Junior Eli Badillo watches Fruitvale Station in shock and frustration.

Cole Manetta-DeHaven, Staff Writer

Ryan Coogler is one of the great modern transporters of cinema. 

Whether it’s the harsh and unforgiving world of professional boxing that we see in Creed (2015) or if it’s magnificent and proposing world of the kingdom of Wakanda in Black Panther (2018), whatever film Coogler makes he manages to transport the audience to a new world.

Coogler has done a masterful job by enthralling the audience in his characters’ lives, but none of his works can compare to Fruitvale Station (2013). 

In this film, we don’t follow a soon-to-be successful boxer that experiences the highs and lows of the sport or a gracious king who happens to be a superhero.

In “Fruitvale Station,” we experience the final hours of a man who is about to face injustice. That man is 22-year-old Oscar Grant III.

With the majority of film audiences not being able to relate to this world, Coogler can indulge the audience into the shoes of this regular day guy who ended being another casualty of a long cycle of babarctic bigotry, something that the majority of the audience hasn’t endure or experience. 

Coogler can give the audience a taste of being in a dispiriting situation. 

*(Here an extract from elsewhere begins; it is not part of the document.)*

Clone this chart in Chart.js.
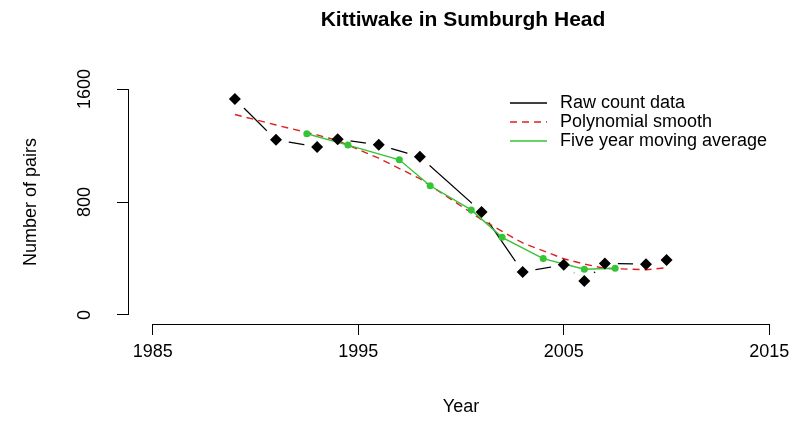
<!DOCTYPE html>
<html>
<head>
<meta charset="utf-8">
<script src="https://cdn.jsdelivr.net/npm/chart.js@4.4.1/dist/chart.umd.min.js"></script>
<style>
  body { margin: 0; background: #fff; overflow: hidden; font-family: "Liberation Sans", Arial, sans-serif; }
  #wrap { position: relative; width: 807px; height: 448px; }
  #title { position: absolute; left: 0; width: 926px; top: 7px; line-height: 24px; text-align: center; font-weight: bold; font-size: 21px; color: #000; }
  #legend { position: absolute; left: 510px; top: 93px; font-size: 18px; color: #000; }
  .row { display: flex; align-items: center; height: 19px; white-space: nowrap; }
  .row svg { margin-right: 13px; }
</style>
</head>
<body>
<div id="wrap">
  <canvas id="myChart"></canvas>
  <div id="title">Kittiwake in Sumburgh Head</div>
  <div id="legend"></div>
</div>
<script>
// raw counts
let rawYears = [1989, 1991, 1993, 1994, 1996, 1998, 2001, 2003, 2005, 2006, 2007, 2009, 2010];
let rawPairs = [1530, 1240, 1190, 1245, 1205, 1120, 730, 305, 355, 240, 365, 360, 390];
// polynomial smooth, read at the raw years
let polyPairs = [1420, 1345, 1275, 1235, 1110, 965, 675, 510, 398, 360, 330, 320, 335];
// five year moving average
let avgYears = [1992.5, 1994.5, 1997, 1998.5, 2000.5, 2002, 2004, 2006, 2007.5];
let avgPairs = [1283, 1203, 1099, 915, 744, 550, 399, 324, 331];

let xTicks = [1985, 1995, 2005, 2015];
let yTicks = [0, 800, 1600];

let seriesNames = ["Raw count data", "Polynomial smooth", "Five year moving average"];
let seriesColors = ["#000000", "#e02020", "#35c435"];
let seriesDash = [[], [7, 5], []];

function xy(xs, ys) {
  return xs.map((x, i) => ({ x: x, y: ys[i] }));
}

// legend
let legend = document.getElementById("legend");
seriesNames.forEach((name, i) => {
  legend.innerHTML += `<div class="row">
    <svg width="37" height="4"><line x1="0" y1="2" x2="37" y2="2" stroke="${seriesColors[i]}"
      stroke-width="1.5" stroke-dasharray="${seriesDash[i].join(" ")}"/></svg>${name}</div>`;
});

// R style axis lines that only run from first to last tick
const axisLines = {
  id: "axisLines",
  beforeDatasetsDraw(chart) {
    const ctx = chart.ctx;
    const xs = chart.scales.x;
    const ys = chart.scales.y;
    const bx = Math.round(ys.right) + 0.5;
    const by = Math.round(xs.top) + 0.5;
    ctx.save();
    ctx.strokeStyle = "#000";
    ctx.lineWidth = 1;
    ctx.beginPath();
    ctx.moveTo(xs.getPixelForValue(xTicks[0]), by);
    ctx.lineTo(xs.getPixelForValue(xTicks[xTicks.length - 1]), by);
    ctx.moveTo(bx, ys.getPixelForValue(yTicks[0]));
    ctx.lineTo(bx, ys.getPixelForValue(yTicks[yTicks.length - 1]));
    ctx.stroke();
    ctx.restore();
  }
};

Chart.defaults.font.family = "'Liberation Sans', Arial, sans-serif";
Chart.defaults.font.size = 18;
Chart.defaults.color = "#000";

new Chart(document.getElementById("myChart"), {
  type: "scatter",
  data: {
    datasets: [
      {
        // line with white gaps round the points, like type = "b"
        data: xy(rawYears, rawPairs),
        showLine: true,
        borderColor: seriesColors[0],
        borderWidth: 1.3,
        pointRadius: 13,
        pointHoverRadius: 13,
        pointBackgroundColor: "#fff",
        pointBorderWidth: 0,
        order: 4
      },
      {
        data: xy(rawYears, polyPairs),
        showLine: true,
        borderColor: seriesColors[1],
        borderWidth: 1.4,
        borderDash: seriesDash[1],
        pointRadius: 0,
        order: 3
      },
      {
        data: xy(avgYears, avgPairs),
        showLine: true,
        borderColor: seriesColors[2],
        borderWidth: 1.4,
        pointRadius: 3.5,
        pointBackgroundColor: seriesColors[2],
        pointBorderWidth: 0,
        order: 2
      },
      {
        data: xy(rawYears, rawPairs),
        showLine: false,
        pointStyle: "rectRot",
        pointRadius: 6,
        pointBackgroundColor: "#000",
        pointBorderWidth: 0,
        order: 1
      }
    ]
  },
  options: {
    responsive: true,
    maintainAspectRatio: false,
    animation: false,
    events: [],
    layout: { padding: { top: 80, right: 8, left: 0, bottom: 0 } },
    plugins: { legend: { display: false }, tooltip: { enabled: false } },
    scales: {
      x: {
        type: "linear",
        min: 1983.8,
        max: 2016.2,
        border: { display: false },
        grid: { drawOnChartArea: false, tickLength: 11, color: "#000" },
        ticks: { padding: 6, maxRotation: 0, autoSkip: false, callback: v => String(v) },
        afterBuildTicks: s => { s.ticks = xTicks.map(v => ({ value: v })); },
        afterFit: s => { s.height = 124; },
        title: { display: true, text: "Year", padding: { top: 0, bottom: 30 } }
      },
      y: {
        min: -64,
        max: 1664,
        border: { display: false },
        grid: { drawOnChartArea: false, tickLength: 11, color: "#000" },
        ticks: { padding: 12, minRotation: 90, maxRotation: 90, crossAlign: "center", callback: v => String(v) },
        afterBuildTicks: s => { s.ticks = yTicks.map(v => ({ value: v })); },
        afterFit: s => { s.width = 128; },
        title: { display: true, text: "Number of pairs", padding: { top: 20, bottom: 0 } }
      }
    }
  },
  plugins: [axisLines]
});
</script>
</body>
</html>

Coogler’s main goal is not just to convey Grant’s unfair and untimely demise but convey a day in the life of Oscar Grant. To show that Grant was more than a face in news headlines.

Coogler masterfully directs Michael B. Jordan (Black Panther, Creed), who plays Oscar Grant III, as he lives his final day on earth. Coogler displays Grant’s problems of financial struggle, relationships, and the trials and tribulations of fatherhood, and mostly displays Grant as a loving and caring father for his daughter. 

Coogler also displayed Grant as a flawed individual. Throughout the picture, Grant shows signs of irresponsibility, immaturity, and temperament. 

Coogler displays Grant’s imperfections on purpose. By showing the audience Grant’s flaws, he becomes relatable and accessible to the audience. In an age where Grant and people who had suffered the same predicament can just become a face on the news, a face on posterboard or a shirt, Coogler made the audience see the person. 

By displaying Grant’s flaws we get a sense that Grant was just like us. Grant had a job, problems, loving friends and family, and a daughter that he loved dearly. Coogler did not  try to say anything profound; just something simple. Oscar Grant’s life mattered, not just to him, but to the people he was surrounded with. 

Oscar Grant III was not and should not be a martyr; Oscar Grant III was a human being.